Bekah came to No Nude Men through Kendra Arimoto, who first joined the company for 2005's Pheadra. As luck would have it, the concept of the show, staged in a room with the audience on two sides, was one of mirros and candlelight, an aesthetic Bekah had long dreamed of designing an entire show around, so when I casually asked her to get involved I couldn't have picked a better person to rope into our production. Combining candles, mirros and the subtlest of stage lighting, Bekah was able to build at atmosphere so thick you could swim in it, in a space so small most designers would have been hard press to do anything other than shine lights where they needed to be. Bekah did so much more, accentuating the candlelight with yellows and ambers while still preserving the sense of darkness and shadows which permeated the show and our concept of the house where the events of the play took place. She next joined us to design the lights for Love's Labors Lost, this time providing illumination on an epic scale that included three dance scenes punctuated by lighting trick after lighting trick after lighting trick, often times perfectly framing and accompanying the music and choreography to become a dance of its own.

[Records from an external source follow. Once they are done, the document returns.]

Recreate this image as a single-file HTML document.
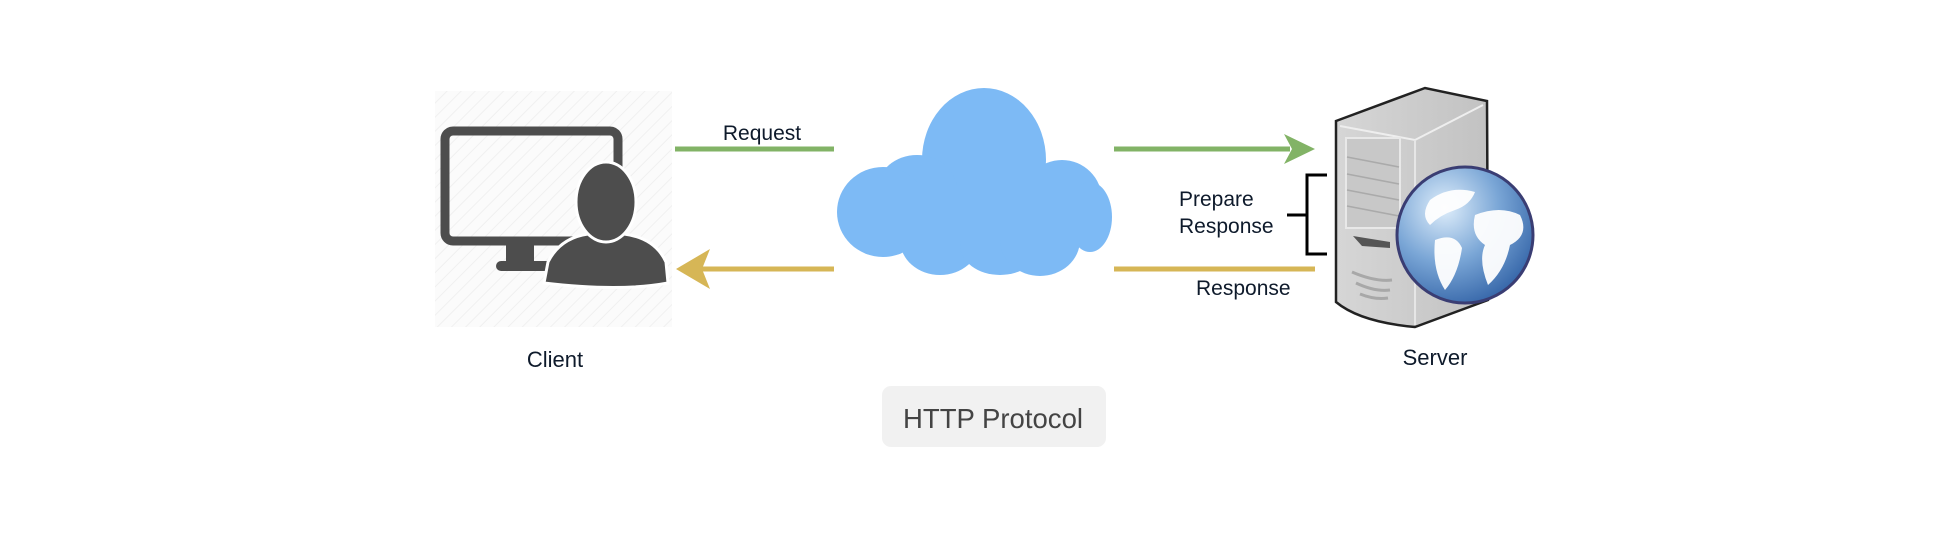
<!DOCTYPE html>
<html><head><meta charset="utf-8"><style>
html,body{margin:0;padding:0;background:#fff;}
svg{display:block;}
text{font-family:"Liberation Sans",sans-serif;}
</style></head><body>
<svg width="1950" height="538" viewBox="0 0 1950 538" xmlns="http://www.w3.org/2000/svg">
<defs>
<pattern id="hatch" width="10" height="10" patternUnits="userSpaceOnUse" patternTransform="rotate(45)">
<rect width="10" height="10" fill="#fbfbfb"/><line x1="0" y1="0" x2="0" y2="10" stroke="#f0f0f0" stroke-width="2"/>
</pattern>
<radialGradient id="globe" cx="0.35" cy="0.3" r="0.8">
<stop offset="0" stop-color="#dfeefb"/><stop offset="0.5" stop-color="#7aa6d6"/><stop offset="1" stop-color="#2d5ea3"/>
</radialGradient>
<linearGradient id="srv" x1="0" x2="1"><stop offset="0" stop-color="#d6d6d6"/><stop offset="1" stop-color="#c2c2c2"/></linearGradient>
</defs>
<!-- client -->
<rect x="435" y="91" width="237" height="236" fill="url(#hatch)"/>
<rect x="445" y="131" width="173" height="110" rx="8" fill="none" stroke="#4d4d4d" stroke-width="9"/>
<rect x="506" y="243" width="28" height="22" fill="#4d4d4d"/>
<rect x="496" y="261" width="60" height="10" rx="5" fill="#4d4d4d"/>
<path d="M548 262 Q560 238 588 234 Q606 246 624 234 Q655 238 666 262 L668 283 Q620 292 544 283 Z" fill="#4d4d4d" stroke="#fff" stroke-width="3"/>
<ellipse cx="606" cy="202" rx="30" ry="40" fill="#4d4d4d" stroke="#fff" stroke-width="3"/>
<text x="555" y="367" font-size="22" fill="#0e1a2b" text-anchor="middle">Client</text>
<!-- request -->
<line x1="675" y1="149" x2="834" y2="149" stroke="#82b366" stroke-width="5"/>
<text x="762" y="140" font-size="21" fill="#0e1a2b" text-anchor="middle">Request</text>
<line x1="700" y1="269" x2="834" y2="269" stroke="#d6b656" stroke-width="5"/>
<path d="M676 269 L710 249 L702 269 L710 289 Z" fill="#d6b656"/>
<!-- cloud -->
<g fill="#7dbaf5">
<ellipse cx="984" cy="160" rx="62" ry="72"/>
<ellipse cx="917" cy="190" rx="40" ry="35"/>
<ellipse cx="883" cy="212" rx="46" ry="45"/>
<ellipse cx="1062" cy="200" rx="40" ry="40"/>
<ellipse cx="1090" cy="217" rx="22" ry="35"/>
<ellipse cx="940" cy="240" rx="40" ry="35"/>
<ellipse cx="1000" cy="245" rx="40" ry="30"/>
<ellipse cx="1040" cy="240" rx="40" ry="36"/>
<rect x="860" y="185" width="230" height="55"/>
</g>
<!-- right arrows -->
<line x1="1114" y1="149" x2="1290" y2="149" stroke="#82b366" stroke-width="5"/>
<path d="M1315 149 L1284 134 L1292 149 L1284 164 Z" fill="#82b366"/>
<line x1="1114" y1="269" x2="1315" y2="269" stroke="#d6b656" stroke-width="5"/>
<text x="1196" y="295" font-size="21" fill="#0e1a2b">Response</text>
<text x="1179" y="206" font-size="21" fill="#0e1a2b">Prepare</text>
<text x="1179" y="233" font-size="21" fill="#0e1a2b">Response</text>
<path d="M1327 175 H1307 V254 H1327 M1287 215 H1307" fill="none" stroke="#000" stroke-width="3"/>
<!-- server -->
<path d="M1336 121 L1425 88 L1487 101 L1488 300 L1415 327 Q1360 322 1336 302 Z" fill="url(#srv)" stroke="#222" stroke-width="2.5"/>
<path d="M1340 126 L1415 140 L1483 105" fill="none" stroke="#eee" stroke-width="2"/>
<line x1="1415" y1="140" x2="1415" y2="325" stroke="#e6e6e6" stroke-width="2"/>
<rect x="1346" y="138" width="54" height="90" fill="#c8c8c8" stroke="#e8e8e8" stroke-width="2"/>
<g stroke="#aaa" stroke-width="1.5"><line x1="1347" y1="157" x2="1399" y2="167"/><line x1="1347" y1="174" x2="1399" y2="184"/><line x1="1347" y1="190" x2="1399" y2="200"/><line x1="1347" y1="206" x2="1399" y2="216"/></g>
<path d="M1353 236 L1390 242 L1390 248 L1362 246 Z" fill="#555"/>
<g stroke="#a8a8a8" stroke-width="3" fill="none"><path d="M1352 272 Q1375 282 1392 280"/><path d="M1356 283 Q1375 292 1390 290"/><path d="M1360 294 Q1375 300 1388 298"/></g>
<circle cx="1465" cy="235" r="68" fill="url(#globe)" stroke="#3a3d73" stroke-width="3"/>
<g fill="#fff" opacity="0.95">
<path d="M1430 200 Q1450 185 1475 192 Q1470 205 1455 210 Q1440 215 1430 225 Q1420 215 1430 200Z"/>
<path d="M1435 240 Q1455 232 1462 248 Q1458 275 1445 290 Q1432 270 1435 240Z"/>
<path d="M1475 215 Q1500 205 1520 215 Q1530 235 1510 245 Q1505 270 1488 285 Q1478 260 1485 245 Q1470 235 1475 215Z"/>
</g>
<text x="1435" y="365" font-size="22" fill="#0e1a2b" text-anchor="middle">Server</text>
<!-- HTTP Protocol -->
<rect x="882" y="386" width="224" height="61" rx="9" fill="#f1f1f1"/>
<text x="993" y="428" font-size="28" fill="#444" text-anchor="middle" textLength="180" lengthAdjust="spacingAndGlyphs">HTTP Protocol</text>
</svg>
</body></html>
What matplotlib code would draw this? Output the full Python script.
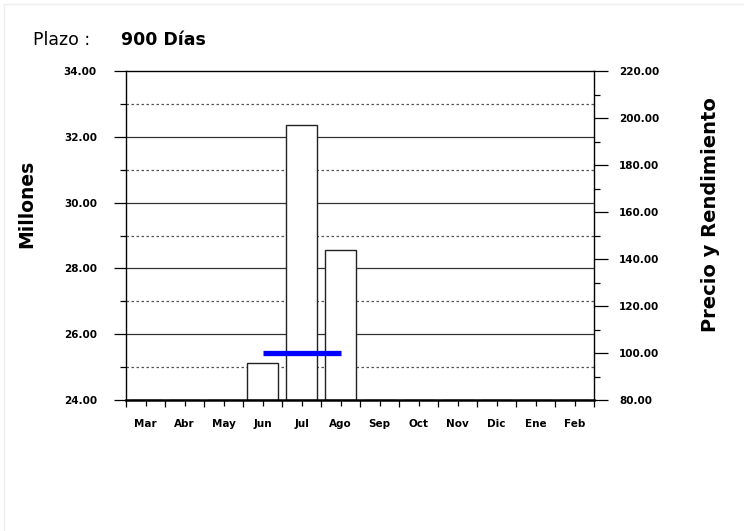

The general scheme for the bar where LLL took place was an impressive accomplishment on its own, with the somewhat vacuous stage of the Exit made to look softer and more intimate, like the back-alley watering hole it was meant to be, and our fourth act taking place entirely in the audience under a mix of house washes and specially focused spotlights rigged to show off the actors without blinding the spectators. The truly amazing thing is that Bekah's talents don't stop with lighting. An accomplished designer (credits include productions of Othello, Romeo and Juliet, As You Like It, The Real World: Stanford, Insult to Injury, Son of an Engineer, The Fantasticks, Phantom, Top Girls and Crossroads) and the recipient of the Douglas Russell Award for Design, Bekah's other passion lay in playwriting, and just a few weeks after Phaedra closed she finished her degree in Drama from Standford with a reading of her latest work. By that time calls were already coming in from around the Bay Area by productions looking to snatch her up for one talent or another, and deservedly so: artists of her caliber and professionalism are rare indeed and an asset to any company lucky enough to have her work with them.